Georgia’s tight Senate race could be headed for the courtroom after voters head to the ballot box. A state judge ruled earlier this week against civil rights groups seeking to force the Georgia secretary of State to account for roughly 40,000 voter registrations that were filed but allegedly haven’t shown up on the voting rolls. Those voters could have a big impact on the tight open seat contest between Democrat Michelle Nunn and Republican David Perdue. That initial ruling raises the possibility of further post-election legal action — and is likely to increase the number of potential provisional ballots, the type of votes that get fought over in court in close elections. Civil rights groups are vowing to fight to make sure every new voter they helped register gets their vote counted after next Tuesday. And both parties are quietly preparing for chaos in close races like the current deadlocked battle, where the results could be fought out in the courts as well as in a runoff. At issue are a large chunk of the more than 100,000 new voters registered by the state NAACP and the New Georgia Project, a nonpartisan group focused on registering African-American, Asian-American and Hispanic voters.
The legal wrangling is officially nonpartisan, as was the voter registration drive, but both have clear racial and political overtones. The head of the New Georgia Project is Georgia state House Minority Leader Stacey Abrams (D), an African-American and close friend of Nunn’s, while Georgia’s secretary of State is white Republican Brian Kemp.

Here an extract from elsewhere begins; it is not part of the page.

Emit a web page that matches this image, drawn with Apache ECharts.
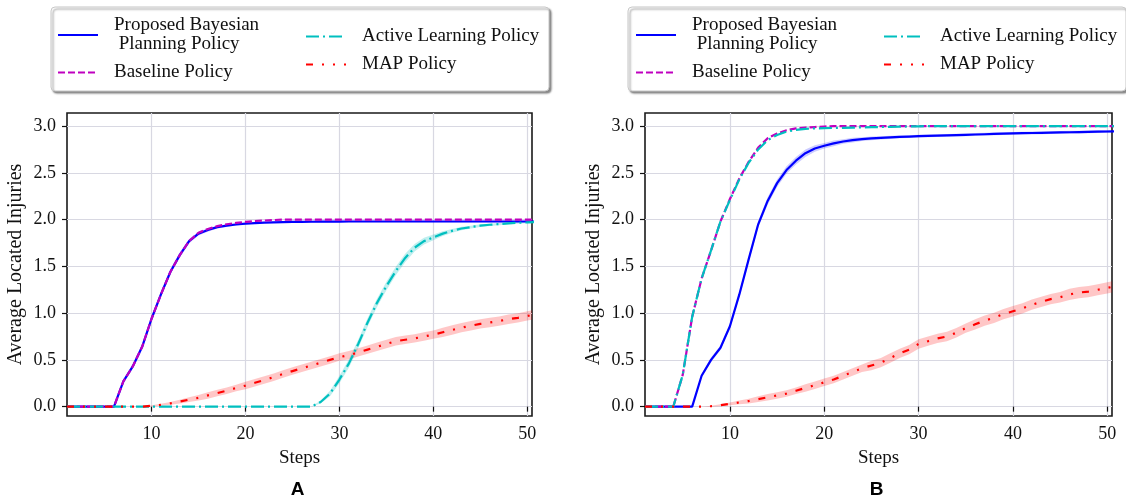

“The only recourse the judge has allowed for these voters is provisional ballots and it’s our mission to make sure every provisional ballot cast is counted,” Abrams told The Hill. “My focus as head of the New Georgia Project is making sure that every provisional vote that’s cast that’s valid is counted and if it means going to court to do that we will certainly do that.”
Others agree that legal fights could be in the offing, both because of these voters and the large number of other newly registered voters in the state. Newly registered voters are more likely to have problems with their registrations and have to vote provisionally more often. As both Nunn and Perdue aim for an outright victory in the close race, every vote will count.
“There will be some sort of tussle if it’s close,” said one Georgia Democrat. “The conditions make it more likely there will be increased numbers of provisional ballots.